Не хватало прежде всего иностранной валюты для импорта сырья. Ее можно было получить только путем продажи германской продукции за границу, то есть за счет экспорта. Однако, если увеличить производство на экспорт, придется сократить производство вооружений. Министр экономики и глава Рейхсбанка Ялмар Шахт видел только один выход из этой сложной ситуации: девальвировать рейхсмарку, увеличить экспорт, снизить темпы перевооружения. Бургомистр Лейпцига Карл Герделер в своем меморандуме пошел еще дальше. Только девальвация и рост экспортной активности могли вернуть перегретую экономику в равновесие; однако это потребовало бы реинтеграции Германии в мировую экономику, для чего необходимо сближение с основными западными державами, прежде всего Великобританией и США. Эти предложения не предполагали ничего иного, кроме отказа от чрезмерных вооружений и изоляции от мировой экономики, то есть признания того, что экономическая политика национал-социалистов потерпела крах, поскольку динамика вооружений, которую она запустила, разрушила государственные финансы[87]

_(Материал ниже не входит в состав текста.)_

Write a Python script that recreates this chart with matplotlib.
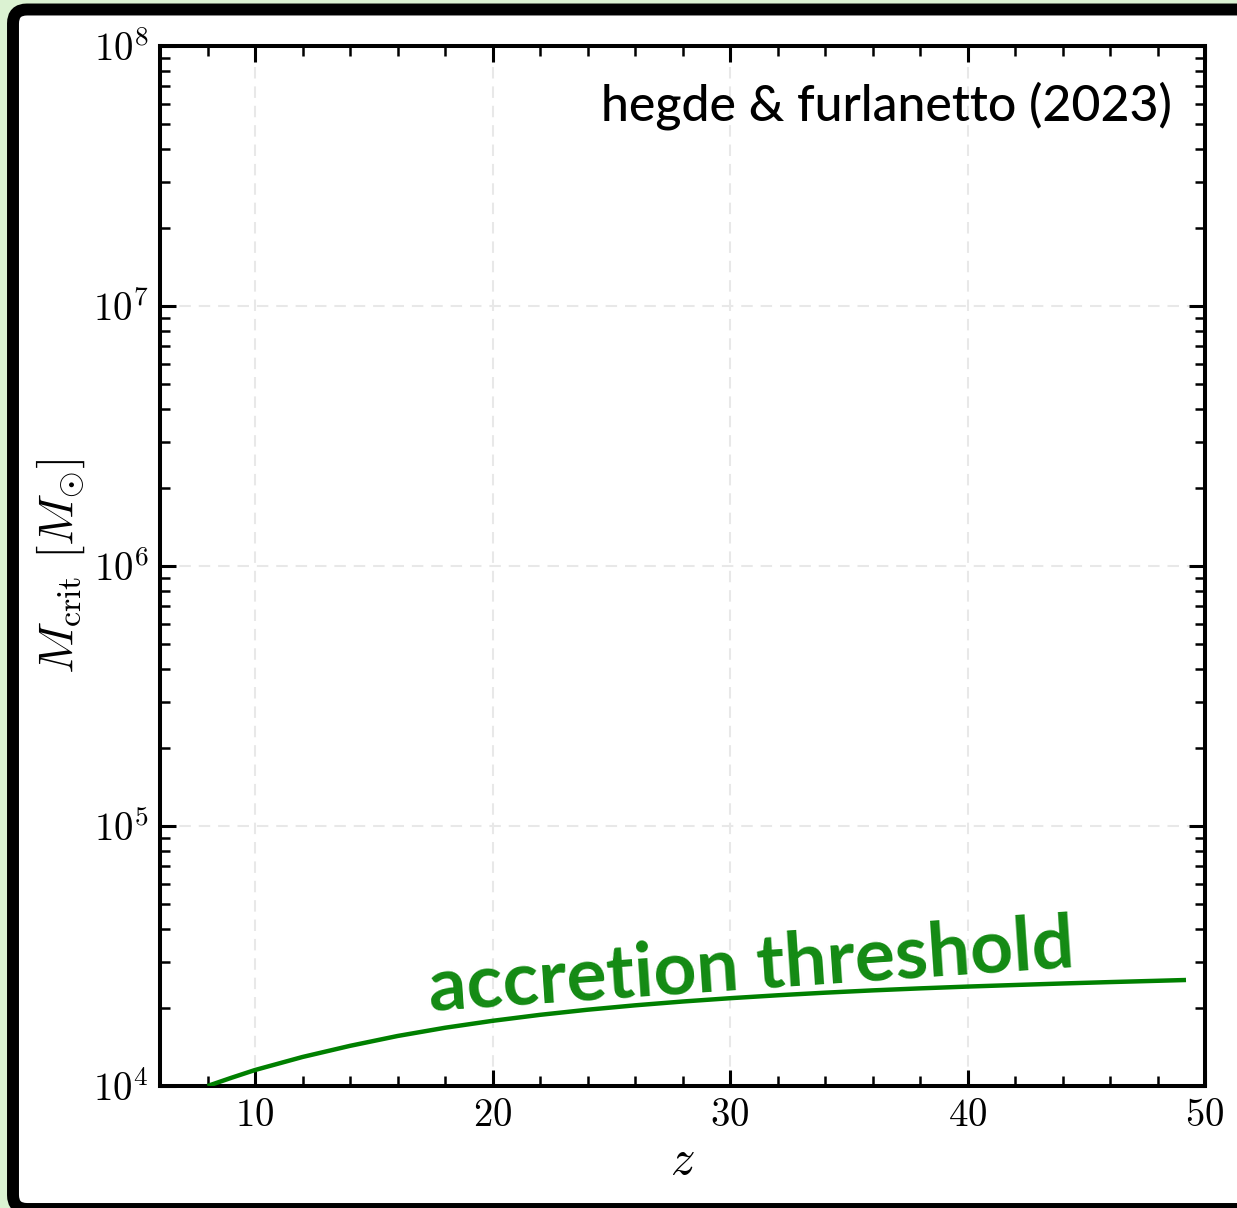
import math
import matplotlib
matplotlib.use("Agg")
import matplotlib.pyplot as plt
from matplotlib.patches import FancyBboxPatch
from matplotlib.transforms import IdentityTransform
from matplotlib.ticker import FixedLocator, LogLocator, FuncFormatter, MultipleLocator, NullFormatter

# Critical halo mass for gas accretion vs redshift
z_vals = [8, 9, 10, 12, 14, 16, 18, 20, 22, 24, 26, 28, 30, 32, 34, 36, 38, 40,
          42, 44, 46, 48, 49.2]
m_crit = [1.000e4, 1.075e4, 1.152e4, 1.293e4, 1.427e4, 1.557e4, 1.675e4, 1.781e4,
          1.878e4, 1.965e4, 2.043e4, 2.113e4, 2.176e4, 2.233e4, 2.285e4, 2.332e4,
          2.374e4, 2.412e4, 2.446e4, 2.479e4, 2.510e4, 2.539e4, 2.557e4]

x_major = [10, 20, 30, 40, 50]
y_exponents = [4, 5, 6, 7, 8]
x_range = (6, 50)
y_range = (1e4, 1e8)

curve_label = "accretion threshold"
credit = "hegde & furlanetto (2023)"

plt.rcParams["mathtext.fontset"] = "cm"
plt.rcParams["font.family"] = ["DejaVu Serif"]

W, H, DPI = 1237, 1208, 100
fig = plt.figure(figsize=(W / DPI, H / DPI), dpi=DPI, facecolor="#dbf2d2")

# Rounded black frame around the panel (right side runs off the canvas)
frame = FancyBboxPatch((13, -1), 1262 - 13, 1198.5 + 1,
                       boxstyle="round,pad=0,rounding_size=14",
                       transform=IdentityTransform(),
                       facecolor="white", edgecolor="black", linewidth=8.6,
                       zorder=-5)
fig.add_artist(frame)

ax = fig.add_axes([160 / W, 122 / H, 1045 / W, 1040 / H])
ax.set_facecolor("white")
ax.set_yscale("log")
ax.set_xlim(*x_range)
ax.set_ylim(*y_range)

ax.plot(z_vals, m_crit, color="green", lw=3.2, solid_capstyle="butt",
        solid_joinstyle="round", zorder=3)

# Ticks
ax.xaxis.set_major_locator(FixedLocator(x_major))
ax.xaxis.set_minor_locator(MultipleLocator(2))
ax.xaxis.set_major_formatter(FuncFormatter(lambda v, p: rf"${v:.0f}$"))
ax.yaxis.set_major_locator(FixedLocator([10.0 ** e for e in y_exponents]))
ax.yaxis.set_minor_locator(LogLocator(base=10, subs=range(2, 10), numticks=20))
ax.yaxis.set_minor_formatter(NullFormatter())
ax.yaxis.set_major_formatter(
    FuncFormatter(lambda v, p: rf"$10^{{{int(round(math.log10(v)))}}}$"))

ax.tick_params(which="both", direction="in", top=True, right=True,
               labelsize=28, colors="black")
ax.tick_params(which="major", length=11.5, width=2.2, pad=8)
ax.tick_params(which="minor", length=7, width=1.8)
for s in ax.spines.values():
    s.set_linewidth(2.9)

ax.grid(True, which="major", color="#e8e8e8", lw=1.5, linestyle=(0, (5.5, 3.8)),
        zorder=0)
ax.set_axisbelow(True)

ax.set_xlabel(r"$z$", fontsize=35, labelpad=2)
ax.set_ylabel(r"$M_{\mathrm{crit}}\ [M_{\odot}]$", fontsize=35, labelpad=4)

ax.text(0.9684, 0.9288, credit, transform=ax.transAxes, ha="right", va="baseline",
        fontsize=36, family="Lato", fontweight="medium", color="black")

ax.text(17.36, 1.96e4, curve_label, ha="left", va="baseline", rotation=3.9,
        rotation_mode="anchor", fontsize=54, family="Lato", fontweight="bold",
        color="#138a13", zorder=4)

fig.savefig("out.png", dpi=DPI, facecolor=fig.get_facecolor())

.Гитлер вывел из той же исходной ситуации другие выводы. В меморандуме, написанном в августе 1936 года, то есть во время Олимпийских игр, он объяснил цели своего режима и вытекающие из них соображения относительно будущего курса экономической политики: отправной точкой была угроза, исходящая от большевизма, которая была настолько велика и опасна, что Германия должна была как можно быстрее подготовиться к войне, если она хотела выжить. Соответственно, дальнейшее перевооружение должно было проводиться «как можно быстрее и в больших масштабах». Все остальное должно было быть подчинено этой мере; поставки сырья должны были все больше переключаться на производство немецких заменителей невзирая на затраты; продовольственное снабжение населения также должно было быть обеспечено на случай войны, а иностранную валюту необходимо было экономить. Однако в нехватке иностранной валюты были виноваты евреи, поэтому их тоже нужно привлечь к ответственности. Гитлер отказался как от увеличения экспорта, так и от сокращения вооружений.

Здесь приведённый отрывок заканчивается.